None of this bodes well for the tide of gentrification, which is clearly ebbing:

They revisited the apartment on Tuesday to clean it up, as the landlord threatened to keep their security deposit, 300 bucks they badly needed. There was blood on the floor and fingerprint dust on every doorknob. They are looking for new digs, undeterred. Maybe Bushwick.

That is one ballsy landlord.

Anyway, the time-honored pattern is that artists move into a rough neighborhood for the cheap rents, put up with a huge amount of crap, and eventually shore it up so that rich douchebags can move in and displace everybody. Now though, even the first wave is simply saying "fuck it" after a few days, which is either good news or bad news, depending on how you view gentrification in the first place. This may also be something of a generational shift, especially when you consider that the band itself is actually bragging about it:

I remember when rappers used to brag about robbing people. Now they're bragging about getting robbed.

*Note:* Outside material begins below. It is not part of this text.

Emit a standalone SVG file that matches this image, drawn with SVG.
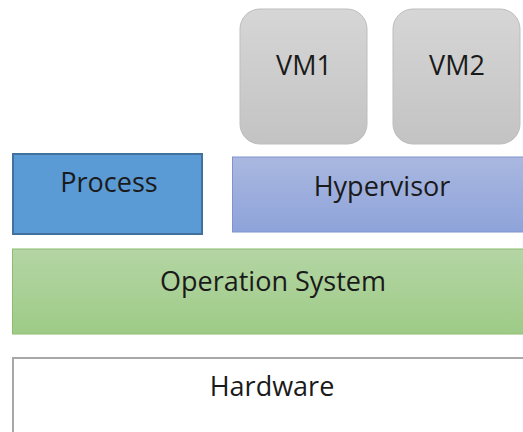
<svg xmlns="http://www.w3.org/2000/svg" width="523" height="432" viewBox="0 0 523 432">
<defs>
<linearGradient id="gVM" x1="0" y1="0" x2="0" y2="1"><stop offset="0" stop-color="#d6d6d6"/><stop offset="1" stop-color="#c3c3c3"/></linearGradient>
<linearGradient id="gHV" x1="0" y1="0" x2="0" y2="1"><stop offset="0" stop-color="#aab8e0"/><stop offset="1" stop-color="#8ea3da"/></linearGradient>
<linearGradient id="gOS" x1="0" y1="0" x2="0" y2="1"><stop offset="0" stop-color="#b4d5a4"/><stop offset="1" stop-color="#9ecb87"/></linearGradient>
</defs>
<style>
text{font-family:"Open Sans","Noto Sans",sans-serif;font-size:27px;fill:#1a1a1a;text-anchor:middle}
.vm{fill:url(#gVM);stroke:#bdbdbd;stroke-width:1}
</style>
<rect width="523" height="432" fill="#ffffff"/>
<g id="vm1"><rect class="vm" x="240" y="9" width="127" height="135" rx="20"/><text x="304" y="75">VM1</text></g>
<g id="vm2"><rect class="vm" x="393" y="9" width="127" height="135" rx="20"/><text x="457" y="75">VM2</text></g>
<g id="process"><rect x="13" y="154" width="189" height="80" fill="#5b9bd5" stroke="#41719c" stroke-width="2"/><text x="109" y="192">Process</text></g>
<g id="hypervisor"><rect x="232.5" y="157" width="295" height="75" fill="url(#gHV)" stroke="#7f94cf" stroke-width="1"/><text x="382" y="196">Hypervisor</text></g>
<g id="os"><rect x="12.5" y="249" width="515" height="85" fill="url(#gOS)" stroke="#8cbc6e" stroke-width="1"/><text x="273" y="291">Operation System</text></g>
<g id="hardware"><rect x="13" y="358" width="515" height="80" fill="#ffffff" stroke="#a8a8a8" stroke-width="2"/><text x="272" y="396">Hardware</text></g>
<g id="connectors"/>
</svg>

What's next, Christian death metal?

Speaking of theft that's only newsworthy because it happened to h-i-p-s-t-e-r-s, a reader informs me that some guy got his bike stolen in London:

Yes, I'm sure he's the first person ever to have his bike stolen in London:

Though I'm pretty sure he's not the first person to lock his bike only by the seatpost:

By the way, the photo above shows the thieves actually stealing the bike. It was taken by a "bystander," who clearly attended the Andrew Downs School of Passive-Assertiveness Training.

At least it wasn't the even more expensive Kate Spade model.